The Devil has been on about how cool space elevators are. These are essentially bits of string that connect geostationary satellites (which orbit the earth at the same rate as it spins) with the point on the equator below them. Once you’ve got the string connecting the two, you can set up a lift to raise stuff up from the ground to the satellite. No need for huge noisy rockets spewing out greenhouse gases. That’s it, very roughly.
But I had to comment that, even if a space elevator is pretty cool, an orbital siphon would be even cooler, because it wouldn’t even need a lift motor. Once you’ve got a siphon working, the launch costs are zero. Of course a bloke from Spain immediately said the idea wasn’t workable.
What’s an orbital siphon? Well, if a space elevator is a 35,000 km piece of string attached to a massive satellite, an orbital siphon is the same sort of thing, but much longer. In fact, it’s at least 175,000 km long. And that’s pretty much half way to the moon. The interesting thing is that, once you have a chain of masses extending out from the equator to that sort of distance (or further), the chain pulls upwards. That’s because the net centrifugal forces in the chain pulling upward exceed the net gravitational forces pulling downward. And if you let go of it at the bottom, it’ll go upward. And this means that if you let it go up a bit, and release the topmost mass (which would be some spacecraft or other), and at the same time have the chain pull up a new mass at the bottom, you can keep releasing payloads at the top, and feeding them in at the bottom, like on an escalator.

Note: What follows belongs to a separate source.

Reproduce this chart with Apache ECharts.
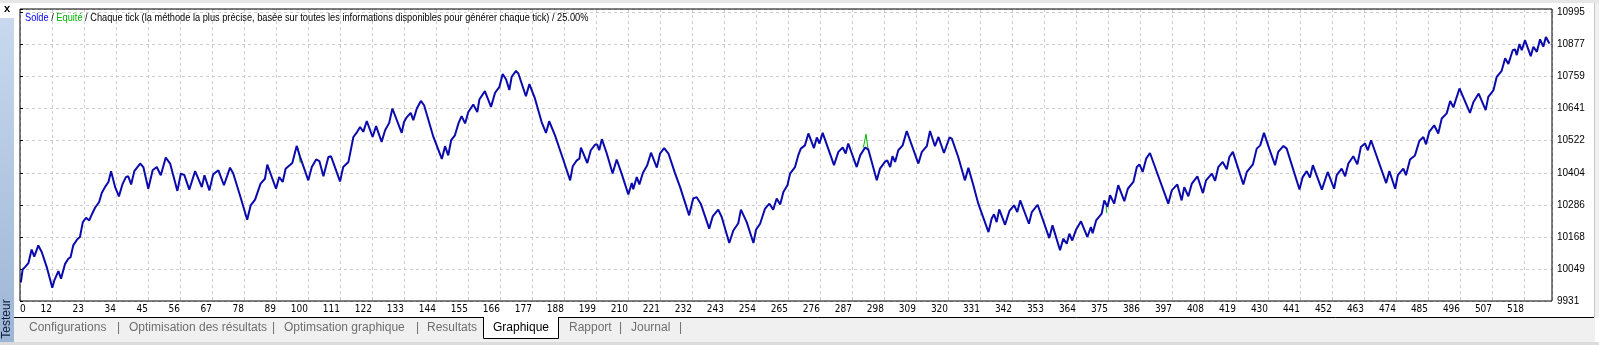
<!DOCTYPE html>
<html><head><meta charset="utf-8">
<script src="https://cdn.jsdelivr.net/npm/echarts@6/dist/echarts.min.js"></script>
<style>html,body{margin:0;padding:0;background:#fff;overflow:hidden}#c{width:1599px;height:345px}</style>
</head><body><div id="c"></div>
<script>
// ---- data ----
const xTickLabels = ['0','12','23','34','45','56','67','78','89','100','111','122','133','144','155','166','177','188','199','210','221','232','243','254','265','276','287','298','309','320','331','342','353','364','375','386','397','408','419','430','441','452','463','474','485','496','507','518'];
const yTickLabels = ['9931','10049','10168','10286','10404','10522','10641','10759','10877','10995'];
const tradeIndex = [0.3,0.9,1.7,2.9,4.0,4.9,6.3,7.5,9.2,11.1,11.8,13.2,14.1,15.5,16.6,17.4,18.3,19.7,20.6,21.6,22.7,23.8,24.8,25.8,27.2,28.1,29.2,30.4,31.3,32.7,34.0,35.2,36.4,37.2,38.2,39.3,41.3,42.4,44.1,45.6,47.0,48.4,50.1,51.6,54.1,55.3,56.5,58.2,60.2,62.5,63.4,65.1,66.4,68.2,70.1,72.2,73.3,75.6,78.1,79.3,80.8,82.7,84.2,85.0,88.0,89.1,90.3,91.3,93.6,95.1,96.3,99.1,100.3,101.8,102.9,104.3,106.0,106.9,108.0,110.0,111.1,112.9,114.6,115.9,116.9,118.0,119.2,121.2,122.4,124.3,125.5,126.9,128.0,131.2,132.0,132.9,134.3,135.2,136.4,137.8,138.9,142.1,145.0,146.1,147.2,148.2,149.5,150.7,151.8,153.0,154.1,155.8,157.2,157.9,159.8,161.9,163.3,164.8,165.9,167.1,168.2,169.0,170.5,171.3,173.9,175.1,177.0,179.3,180.8,181.9,183.9,186.8,189.1,190.0,191.4,192.3,192.8,195.0,196.2,197.7,198.4,199.1,200.0,201.7,203.7,205.1,206.8,209.1,210.3,210.8,212.0,212.9,214.1,215.6,216.9,218.9,220.0,221.4,222.9,225.2,226.9,230.0,231.4,232.6,234.0,236.9,238.1,240.0,241.2,243.8,245.2,246.9,247.8,249.8,252.1,253.0,254.4,256.1,257.6,258.9,260.1,261.3,262.4,263.8,264.7,266.4,267.5,268.4,269.8,271.0,272.9,273.9,274.8,275.9,279.8,281.3,282.8,283.8,284.7,287.6,288.8,290.5,291.6,294.5,295.6,297.3,298.1,299.1,299.9,300.8,301.9,303.4,304.8,308.8,310.0,311.7,312.8,314.5,315.7,317.6,319.5,320.3,322.5,324.8,326.0,327.7,329.4,332.9,334.0,334.8,335.7,336.6,338.6,340.1,341.7,342.8,343.8,346.8,347.8,349.8,353.8,354.9,357.5,358.6,359.8,360.7,361.7,363.0,364.7,366.9,368.1,368.7,369.9,371.8,372.7,373.8,374.7,376.1,377.5,379.6,380.8,382.7,383.9,384.8,385.9,387.1,388.4,394.7,395.9,397.8,399.3,400.2,401.6,402.8,404.7,406.6,407.7,409.7,410.8,411.9,413.4,414.8,415.7,416.9,420.5,421.7,423.8,425.1,426.3,427.6,429.4,431.4,432.5,434.3,435.4,439.8,440.9,442.3,443.4,444.4,447.5,449.5,451.7,452.6,454.3,455.5,456.6,458.3,459.7,460.9,462.3,463.3,464.4,469.6,470.7,472.7,473.6,475.5,476.4,477.8,479.5,481.0,482.4,483.3,484.4,486.1,487.5,488.7,490.4,491.6,492.7,494.8,498.4,499.6,501.4,503.8,504.7,506.5,507.6,509.3,510.5,511.6,513.1,513.9,514.5,515.4,516.2,517.3,519.3,520.2,521.4,522.5,523.6,524.5,525.7];
const balance = [10000,10047,10056,10071,10121,10095,10136,10111,10056,9980,10007,10041,10013,10068,10087,10093,10136,10159,10167,10222,10238,10228,10253,10275,10296,10329,10351,10370,10410,10351,10317,10361,10388,10391,10361,10410,10438,10425,10345,10413,10425,10395,10460,10438,10337,10401,10395,10342,10410,10351,10395,10339,10398,10413,10358,10423,10401,10321,10231,10284,10305,10364,10382,10434,10345,10388,10370,10419,10440,10503,10462,10376,10425,10453,10447,10391,10462,10465,10432,10372,10425,10444,10536,10555,10573,10555,10595,10536,10576,10518,10561,10588,10641,10551,10591,10608,10625,10598,10641,10669,10653,10536,10455,10502,10468,10524,10542,10586,10613,10586,10628,10656,10628,10674,10705,10647,10699,10721,10768,10748,10709,10758,10780,10770,10686,10731,10678,10591,10551,10594,10542,10450,10376,10428,10450,10456,10497,10440,10487,10508,10508,10487,10528,10475,10401,10453,10401,10324,10366,10343,10388,10361,10403,10432,10478,10423,10475,10495,10475,10401,10351,10247,10309,10314,10290,10198,10243,10268,10241,10145,10191,10218,10268,10222,10145,10194,10216,10272,10290,10268,10309,10287,10333,10358,10401,10425,10468,10493,10505,10549,10495,10534,10512,10551,10432,10481,10497,10475,10512,10425,10468,10497,10490,10376,10419,10444,10450,10425,10465,10444,10487,10505,10558,10438,10481,10502,10558,10502,10536,10477,10534,10530,10462,10376,10422,10358,10290,10185,10235,10251,10222,10269,10212,10263,10284,10259,10302,10216,10259,10286,10163,10210,10118,10161,10142,10179,10154,10194,10225,10167,10204,10181,10228,10253,10302,10278,10321,10290,10358,10299,10345,10370,10425,10435,10407,10456,10477,10290,10339,10361,10302,10351,10317,10364,10391,10329,10376,10401,10374,10425,10444,10417,10462,10481,10361,10407,10435,10493,10505,10551,10493,10432,10481,10503,10493,10342,10388,10410,10386,10432,10342,10407,10345,10395,10419,10391,10438,10465,10435,10499,10512,10487,10524,10366,10410,10345,10395,10419,10395,10453,10468,10521,10536,10509,10555,10579,10549,10604,10623,10669,10645,10715,10625,10665,10696,10635,10684,10709,10758,10780,10826,10805,10856,10859,10838,10879,10856,10893,10834,10869,10850,10896,10869,10905,10881];
// equity only where it departs from balance (null = gap)
const equityIndex = [95.6,96.3,96.6,96.6,289.9,290.8,291.6,291.6,373.3,373.6];
const equityValue = [10495,10442,10450,null,10497,10546,10484,null,10280,10255];

// ---- chart ----
const X_STEP = 11;
const Y_MIN = +yTickLabels[0];
const Y_STEP = (+yTickLabels[yTickLabels.length - 1] - Y_MIN) / (yTickLabels.length - 1);
const balanceData = tradeIndex.map((x, i) => [x, balance[i]]);
const equityData = equityIndex.map((x, i) => [x, equityValue[i]]);

const chart = echarts.init(document.getElementById('c'), null, {renderer: 'canvas', width: 1599, height: 345});
const narrow = "'Liberation Sans Narrow','DejaVu Sans Condensed','Liberation Sans',sans-serif";
const sans = "'Liberation Sans','DejaVu Sans',sans-serif";
const grid = {color: '#cdcdcd', type: [3, 3], width: 1};

const tabs = [
  ['Configurations', 29], ['|', 117], ['Optimisation des résultats', 129], ['|', 272],
  ['Optimsation graphique', 284], ['|', 416], ['Resultats', 427], ['Rapport', 569], ['|', 619],
  ['Journal', 631], ['|', 679]
];
const graphics = [
  {type: 'rect', shape: {x: 0, y: 0, width: 1599, height: 3}, style: {fill: '#e6e6e6'}, z: 1, silent: true},
  {type: 'rect', shape: {x: 1595, y: 3, width: 4, height: 315}, style: {fill: '#f0f0f0'}, z: 1},
  {type: 'line', shape: {x1: 1594.5, y1: 3, x2: 1594.5, y2: 318}, style: {stroke: '#c8c8c8', lineWidth: 1}, z: 1},
  {type: 'rect', shape: {x: 0, y: 18, width: 14, height: 327},
    style: {fill: new echarts.graphic.LinearGradient(0, 0, 0, 1, [{offset: 0, color: '#c8d9ee'}, {offset: 1, color: '#9db5d5'}])}, z: 1},
  {type: 'text', x: 7, y: 9, style: {text: 'x', font: 'bold 11px ' + sans, fill: '#000', align: 'center', verticalAlign: 'middle'}, z: 5},
  {type: 'text', x: 7, y: 319, rotation: Math.PI / 2, style: {text: 'Testeur', font: '12px ' + sans, fill: '#0e1e3a', align: 'center', verticalAlign: 'middle'}, z: 5},
  {type: 'rect', shape: {x: 14, y: 318, width: 1581, height: 24}, style: {fill: '#f0f0f0'}, z: 1},
  {type: 'rect', shape: {x: 0, y: 342, width: 1599, height: 3}, style: {fill: '#dcdcdc'}, z: 1},
  {type: 'line', shape: {x1: 14, y1: 317.5, x2: 483, y2: 317.5}, style: {stroke: '#000', lineWidth: 1}, z: 3},
  {type: 'line', shape: {x1: 559, y1: 317.5, x2: 1594, y2: 317.5}, style: {stroke: '#000', lineWidth: 1}, z: 3},
  {type: 'rect', shape: {x: 483, y: 317, width: 76, height: 21}, style: {fill: '#fff'}, z: 2},
  {type: 'polyline', shape: {points: [[483.5, 317], [483.5, 338.5], [558.5, 338.5], [558.5, 317]]}, style: {stroke: '#000', fill: null, lineWidth: 1}, z: 3},
  {type: 'text', x: 493, y: 328, style: {text: 'Graphique', font: '12px ' + sans, fill: '#000', verticalAlign: 'middle'}, z: 5},
  {type: 'text', x: 25, y: 17.5, scaleX: 0.84, style: {
    text: '{b|Solde} {k|/} {g|Equité} {k|/ Chaque tick (la méthode la plus précise, basée sur toutes les informations disponibles pour générer chaque tick) / 25.00%}',
    font: '11px ' + sans, verticalAlign: 'middle',
    rich: {b: {fill: '#0000ff', font: '11px ' + sans}, g: {fill: '#00b400', font: '11px ' + sans}, k: {fill: '#000', font: '11px ' + sans}}
  }, z: 10}
].concat(tabs.map(t => ({type: 'text', x: t[1], y: 328, style: {text: t[0], font: '12px ' + sans, fill: '#6e6e6e', verticalAlign: 'middle'}, z: 5})));

chart.setOption({
  animation: false,
  backgroundColor: '#fff',
  grid: {left: 20, right: 47, top: 9, bottom: 44, show: true, borderColor: '#000', borderWidth: 1, backgroundColor: 'transparent', z: 4},
  xAxis: {
    type: 'value', min: 0, max: 526.6, interval: X_STEP,
    axisLine: {show: false}, axisTick: {show: false},
    splitLine: {show: true, lineStyle: grid},
    axisLabel: {
      margin: 3, align: 'right', alignMinLabel: 'left', fontSize: 10, fontFamily: narrow, color: '#000',
      formatter: v => { const k = Math.round(v / X_STEP); return (Math.abs(v - k * X_STEP) < 1e-6 && k < xTickLabels.length) ? xTickLabels[k] : ''; }
    }
  },
  yAxis: {
    type: 'value', position: 'right', min: Y_MIN, max: 11008, interval: Y_STEP,
    axisLine: {show: false},
    axisTick: {show: true, length: 3, lineStyle: {color: '#000'}},
    splitLine: {show: true, lineStyle: grid},
    axisLabel: {
      margin: 5, fontSize: 10, fontFamily: sans, color: '#000',
      formatter: v => { const k = (v - Y_MIN) / Y_STEP, r = Math.round(k); return (Math.abs(k - r) < 1e-3 && r >= 0 && r < yTickLabels.length) ? yTickLabels[r] : ''; }
    }
  },
  graphic: graphics,
  series: [
    {type: 'line', data: equityData, showSymbol: false, connectNulls: false, lineStyle: {color: '#00b400', width: 1}, z: 2},
    {type: 'line', data: balanceData, showSymbol: false, lineStyle: {color: '#0a0aad', width: 2}, z: 3}
  ]
});
</script></body></html>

The diagram at right (which is to scale) shows a chain of masses extending 250,000 km out from the earth’s equator (the earth is the little blue circle, and the geostationary orbit is the grey circle around it). The mass chain hangs back slightly by 10 or 15 degrees from vertical (grey line). The diagram is taken from a simulation model of a siphon in which small masses are raised at 50 metres/sec (180 km/hr) upwards on the siphon mass chain. At this speed, it takes 60 days for a mass placed on the bottom of the siphon ‘escalator’ to be raised from the earth’s surface to 250,000 km out in space. And in this particular case the siphon can pump about 16,000 kg of stuff into space every year. And keep on doing so, year after year.

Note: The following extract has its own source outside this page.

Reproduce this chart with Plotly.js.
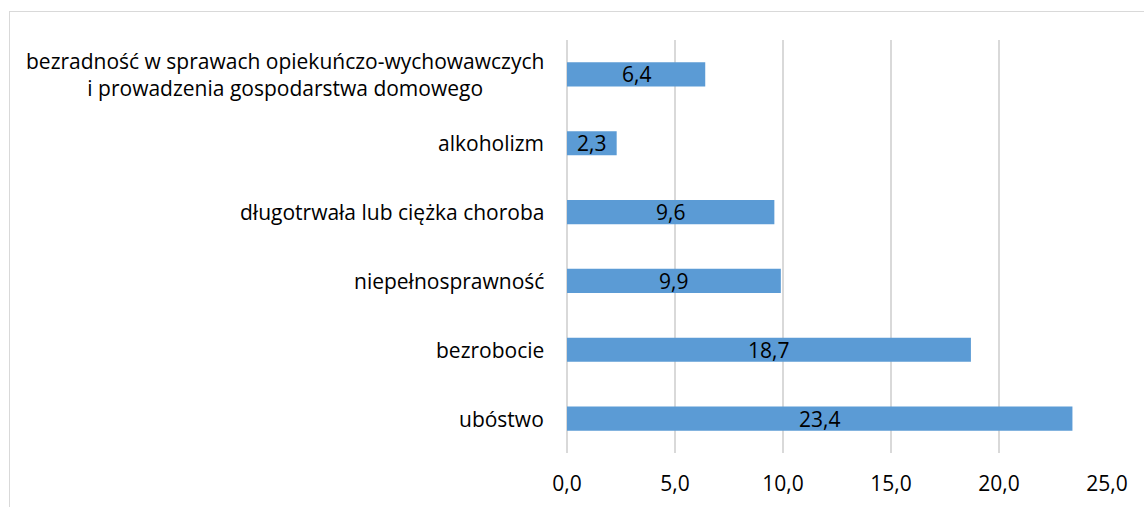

If you wanted to catch a ride on the siphon, you’d probably have to book months or years in advance. If you were offering, say, honeymoon trips round the solar system, you’d have to provide a spaceship with a few small thrusters on it, and some wheels, and a piece of cable to hook to onto the next payload up (which might be a tractor on its way to Martian mines). At the appointed time, you’d hook your spaceship onto a long line of other payloads at the base of the siphon, and when your turn came, you’d be accelerated vertically upwards onto the rising siphon train. After 60 days, when you’d got to the top, you’d be released, and would fly off towards Venus (appropriately), and with luck your honeymoon couple would enjoy the journey of a lifetime around the sun, and return to the earth a few months later, with a bit of help from the thrusters.
It’s not quite that simple, of course. The tension in the siphon mass chain is pretty low at the bottom, and at the top, but reaches a maximum at geostationary altitude, and the stresses are so great that there’s no known material that can withstand them. It needs a bit more than a piece of string. So nobody’s going to build one any time soon. But if they can build a space elevator, which only extends as far out as the grey circle, they’ll have laid the foundations for a siphon.
The great thing about the siphon, as I said, is that you don’t need any fuel to get into space. When you show up at the base of it, and get hooked onto the upbound train, your spacecraft only needs to be accelerated up to 180 km/hr to join the rising train. And the siphon itself can almost certainly provide the power to do that, because at the base of the siphon there has to be a braking system that stops it from accelerating upwards and going too fast. And if this braking system consisted of a dynamo, it would be producing more than enough electrical power to accelerate your spacecraft, and plenty enough to power the lights on the whole 250,000 km chain as well, and the town around the siphon base as well.
And this super-low cost would make space travel super-cheap, and make it possible to send entire space colonies (like all those gigantic things you see in sci-fi movies) into space. Siphons could also be built on other planets or asteroids around the solar system, if they spin fast enough.
I put together a computer simulation model of a siphon back in 1997, and stuck it on the internet. Some ten years later, a professor of astronautical engineering contacted me to ask how it was supposed to work. I explained, and we ended up presenting the idea together at a spaceflight conference in Japan. It seems that I was the first person to think of one of these things (although I seriously doubt that I was). Anyway, it was great fun to go to Japan and talk about it all, and meet the space elevator people.
So I reckon that if they ever build one of them, maybe in a couple of centuries time, who knows, they might well put a statue of me at the bottom. Most likely just outside the booking office, between KFC and McDonald’s and the left luggage office.
I just hope they make sure I’ve got a cigarette in my mouth. It would make a most convenient perch for the pigeons.